**Required work**
From the entries below, list each line with "this".
** Begin **
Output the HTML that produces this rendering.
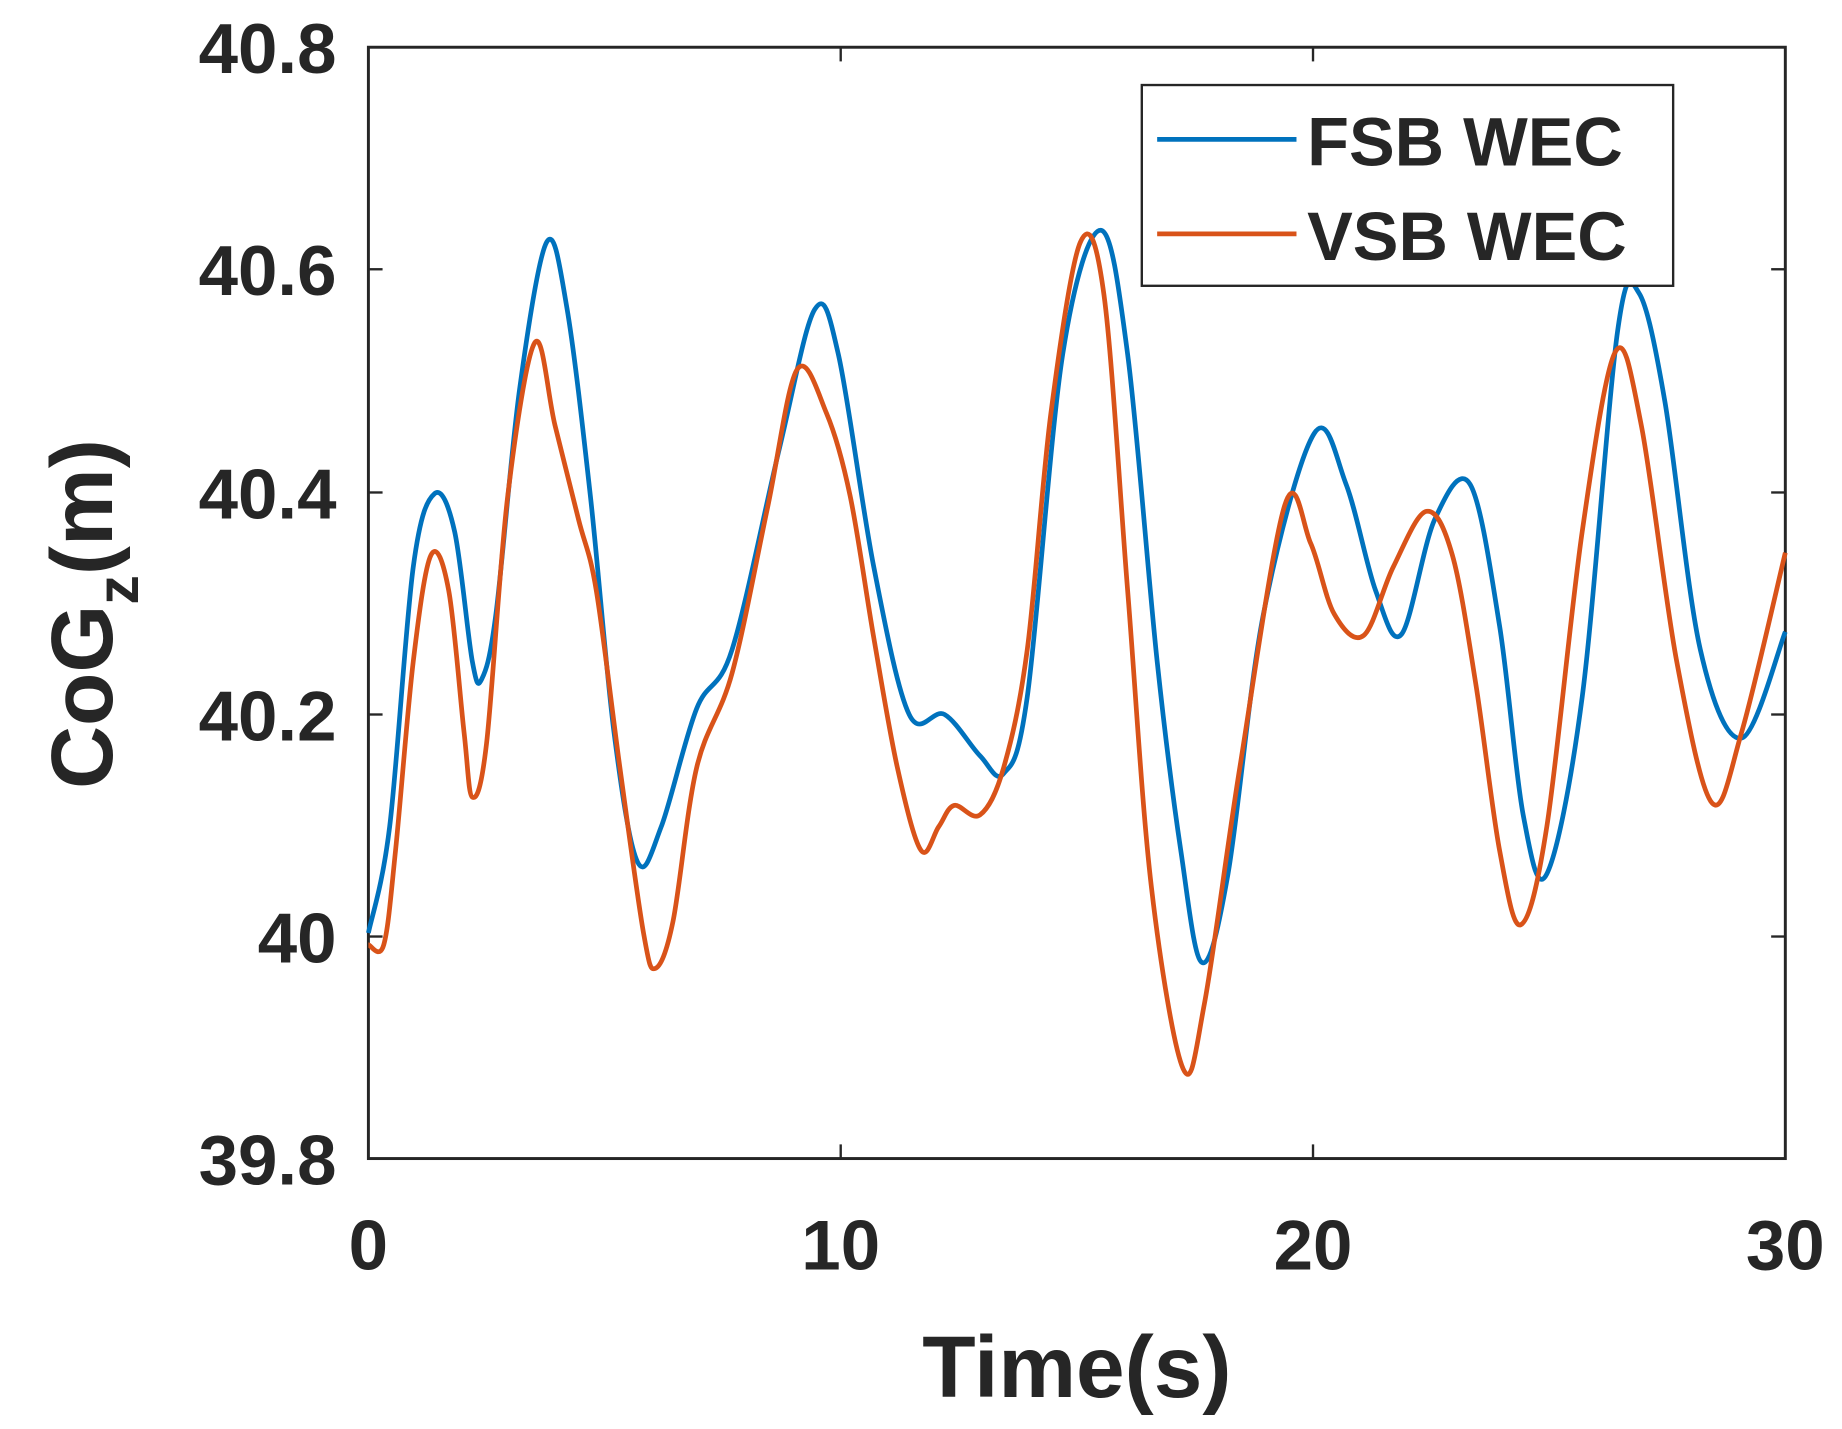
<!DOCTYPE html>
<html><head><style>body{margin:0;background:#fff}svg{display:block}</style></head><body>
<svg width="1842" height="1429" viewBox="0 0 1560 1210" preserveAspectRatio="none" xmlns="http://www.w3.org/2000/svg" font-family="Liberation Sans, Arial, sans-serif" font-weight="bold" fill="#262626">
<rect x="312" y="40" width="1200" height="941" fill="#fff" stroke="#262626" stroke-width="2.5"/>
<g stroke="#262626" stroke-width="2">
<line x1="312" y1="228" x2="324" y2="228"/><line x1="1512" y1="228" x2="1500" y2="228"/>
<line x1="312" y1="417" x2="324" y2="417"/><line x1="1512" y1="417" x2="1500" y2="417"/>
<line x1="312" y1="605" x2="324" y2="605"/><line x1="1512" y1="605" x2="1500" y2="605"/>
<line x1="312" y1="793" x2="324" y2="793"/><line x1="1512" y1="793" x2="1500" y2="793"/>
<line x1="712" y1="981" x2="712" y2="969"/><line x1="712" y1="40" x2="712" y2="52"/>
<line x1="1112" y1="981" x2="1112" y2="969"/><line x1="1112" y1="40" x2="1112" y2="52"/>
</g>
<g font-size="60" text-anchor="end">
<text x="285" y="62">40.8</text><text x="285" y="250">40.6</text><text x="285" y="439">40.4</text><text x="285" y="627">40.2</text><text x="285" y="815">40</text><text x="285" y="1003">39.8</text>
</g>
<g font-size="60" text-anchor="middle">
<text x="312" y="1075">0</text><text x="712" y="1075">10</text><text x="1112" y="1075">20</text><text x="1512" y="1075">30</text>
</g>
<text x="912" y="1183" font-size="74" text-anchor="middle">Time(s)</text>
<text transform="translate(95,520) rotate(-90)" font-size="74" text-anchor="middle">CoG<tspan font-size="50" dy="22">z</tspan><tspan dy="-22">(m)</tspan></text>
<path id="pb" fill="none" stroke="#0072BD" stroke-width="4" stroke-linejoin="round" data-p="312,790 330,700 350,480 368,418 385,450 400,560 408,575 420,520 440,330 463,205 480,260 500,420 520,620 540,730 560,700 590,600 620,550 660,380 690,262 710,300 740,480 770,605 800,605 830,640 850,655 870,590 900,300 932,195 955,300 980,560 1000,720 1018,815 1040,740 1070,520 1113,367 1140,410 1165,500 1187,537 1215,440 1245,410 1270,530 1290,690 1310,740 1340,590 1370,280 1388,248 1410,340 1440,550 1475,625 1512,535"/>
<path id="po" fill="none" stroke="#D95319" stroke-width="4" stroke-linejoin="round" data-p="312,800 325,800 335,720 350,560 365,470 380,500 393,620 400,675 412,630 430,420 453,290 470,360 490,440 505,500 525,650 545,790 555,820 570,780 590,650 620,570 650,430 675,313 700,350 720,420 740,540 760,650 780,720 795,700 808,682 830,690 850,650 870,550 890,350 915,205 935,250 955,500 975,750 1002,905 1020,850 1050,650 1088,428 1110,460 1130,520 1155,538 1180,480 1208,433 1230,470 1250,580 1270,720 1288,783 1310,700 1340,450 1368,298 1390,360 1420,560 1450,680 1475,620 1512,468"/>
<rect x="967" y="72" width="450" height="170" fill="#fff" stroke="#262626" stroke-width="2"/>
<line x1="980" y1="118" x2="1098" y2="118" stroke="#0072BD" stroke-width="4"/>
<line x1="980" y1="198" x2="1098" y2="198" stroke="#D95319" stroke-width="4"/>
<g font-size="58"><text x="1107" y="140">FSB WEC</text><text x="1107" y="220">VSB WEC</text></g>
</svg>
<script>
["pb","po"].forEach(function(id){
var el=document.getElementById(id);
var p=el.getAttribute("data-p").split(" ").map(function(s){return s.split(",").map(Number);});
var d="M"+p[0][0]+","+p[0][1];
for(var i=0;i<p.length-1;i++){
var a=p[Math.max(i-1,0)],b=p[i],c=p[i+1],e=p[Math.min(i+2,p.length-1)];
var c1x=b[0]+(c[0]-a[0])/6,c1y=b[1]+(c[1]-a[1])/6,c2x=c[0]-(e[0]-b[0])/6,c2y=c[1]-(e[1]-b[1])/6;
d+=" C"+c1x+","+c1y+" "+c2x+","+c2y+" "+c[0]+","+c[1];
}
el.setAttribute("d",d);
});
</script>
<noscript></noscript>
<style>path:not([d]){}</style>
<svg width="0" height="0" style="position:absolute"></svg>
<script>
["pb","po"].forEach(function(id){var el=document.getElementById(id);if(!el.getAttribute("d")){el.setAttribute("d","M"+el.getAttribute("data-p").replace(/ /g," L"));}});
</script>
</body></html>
** End **
** Begin **
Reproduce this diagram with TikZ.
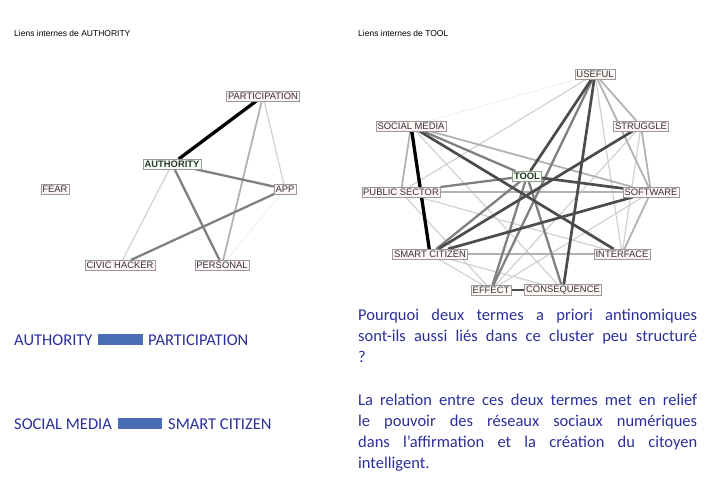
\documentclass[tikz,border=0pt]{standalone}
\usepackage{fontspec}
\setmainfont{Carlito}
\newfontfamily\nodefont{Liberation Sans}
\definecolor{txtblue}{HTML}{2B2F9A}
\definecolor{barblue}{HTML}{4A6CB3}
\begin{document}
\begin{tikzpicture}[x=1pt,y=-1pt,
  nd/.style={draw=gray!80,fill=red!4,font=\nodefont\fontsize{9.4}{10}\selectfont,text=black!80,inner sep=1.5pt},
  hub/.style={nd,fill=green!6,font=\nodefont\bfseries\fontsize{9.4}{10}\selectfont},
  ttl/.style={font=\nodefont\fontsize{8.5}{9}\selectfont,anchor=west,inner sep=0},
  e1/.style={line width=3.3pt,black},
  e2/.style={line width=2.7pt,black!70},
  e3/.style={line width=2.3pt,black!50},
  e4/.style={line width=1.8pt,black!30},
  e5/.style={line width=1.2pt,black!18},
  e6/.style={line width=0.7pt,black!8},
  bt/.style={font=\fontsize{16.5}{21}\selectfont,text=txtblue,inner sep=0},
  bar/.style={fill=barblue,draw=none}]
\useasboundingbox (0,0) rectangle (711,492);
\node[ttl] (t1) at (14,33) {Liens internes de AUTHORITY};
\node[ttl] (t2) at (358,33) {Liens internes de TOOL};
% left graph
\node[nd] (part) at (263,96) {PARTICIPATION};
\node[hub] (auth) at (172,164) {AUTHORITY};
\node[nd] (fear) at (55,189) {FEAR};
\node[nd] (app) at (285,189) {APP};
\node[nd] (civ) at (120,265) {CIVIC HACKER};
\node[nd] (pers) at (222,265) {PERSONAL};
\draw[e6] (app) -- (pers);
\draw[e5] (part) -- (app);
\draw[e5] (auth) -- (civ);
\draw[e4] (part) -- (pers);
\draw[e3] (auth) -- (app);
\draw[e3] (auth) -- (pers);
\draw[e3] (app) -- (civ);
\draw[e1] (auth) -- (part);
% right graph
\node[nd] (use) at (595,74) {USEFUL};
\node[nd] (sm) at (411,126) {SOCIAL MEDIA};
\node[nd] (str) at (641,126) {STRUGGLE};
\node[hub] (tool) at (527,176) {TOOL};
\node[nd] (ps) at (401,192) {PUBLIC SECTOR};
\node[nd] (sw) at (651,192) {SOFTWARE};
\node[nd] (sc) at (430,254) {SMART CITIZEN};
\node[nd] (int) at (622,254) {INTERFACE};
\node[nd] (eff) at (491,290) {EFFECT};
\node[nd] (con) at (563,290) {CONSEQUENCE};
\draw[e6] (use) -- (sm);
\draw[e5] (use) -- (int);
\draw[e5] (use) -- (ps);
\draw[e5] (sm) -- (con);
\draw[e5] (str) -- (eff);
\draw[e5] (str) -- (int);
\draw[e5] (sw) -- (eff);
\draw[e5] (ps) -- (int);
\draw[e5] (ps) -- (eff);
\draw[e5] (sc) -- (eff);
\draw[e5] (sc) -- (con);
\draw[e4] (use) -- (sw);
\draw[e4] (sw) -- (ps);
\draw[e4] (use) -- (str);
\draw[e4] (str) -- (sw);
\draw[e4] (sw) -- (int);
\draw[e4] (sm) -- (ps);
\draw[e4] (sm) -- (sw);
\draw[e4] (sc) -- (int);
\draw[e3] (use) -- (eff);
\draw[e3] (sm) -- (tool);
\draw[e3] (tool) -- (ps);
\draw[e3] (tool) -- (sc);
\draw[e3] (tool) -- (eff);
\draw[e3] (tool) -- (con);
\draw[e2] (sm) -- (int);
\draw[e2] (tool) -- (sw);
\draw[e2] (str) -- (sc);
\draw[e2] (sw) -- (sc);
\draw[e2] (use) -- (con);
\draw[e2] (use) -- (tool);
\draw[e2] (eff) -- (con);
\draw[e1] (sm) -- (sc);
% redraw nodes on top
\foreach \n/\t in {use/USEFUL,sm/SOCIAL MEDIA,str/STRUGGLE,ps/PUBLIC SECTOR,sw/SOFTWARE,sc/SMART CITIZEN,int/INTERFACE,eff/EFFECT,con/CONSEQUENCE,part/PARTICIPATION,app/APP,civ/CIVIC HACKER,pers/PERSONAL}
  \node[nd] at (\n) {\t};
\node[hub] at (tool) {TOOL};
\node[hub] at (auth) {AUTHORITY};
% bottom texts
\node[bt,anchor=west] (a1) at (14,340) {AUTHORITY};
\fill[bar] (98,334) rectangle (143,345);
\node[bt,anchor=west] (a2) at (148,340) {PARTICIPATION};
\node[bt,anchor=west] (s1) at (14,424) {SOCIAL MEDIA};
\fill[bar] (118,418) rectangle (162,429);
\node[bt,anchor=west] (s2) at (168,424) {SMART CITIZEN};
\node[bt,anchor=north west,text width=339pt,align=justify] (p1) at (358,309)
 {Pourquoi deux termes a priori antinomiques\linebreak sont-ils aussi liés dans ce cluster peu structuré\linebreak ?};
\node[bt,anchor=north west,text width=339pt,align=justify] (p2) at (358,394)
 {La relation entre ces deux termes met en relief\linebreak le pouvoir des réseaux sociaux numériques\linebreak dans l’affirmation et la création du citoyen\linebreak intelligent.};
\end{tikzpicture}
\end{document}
** End **
**Solution to the problem**
Output the HTML that produces this rendering.
Reproduce this diagram with TikZ.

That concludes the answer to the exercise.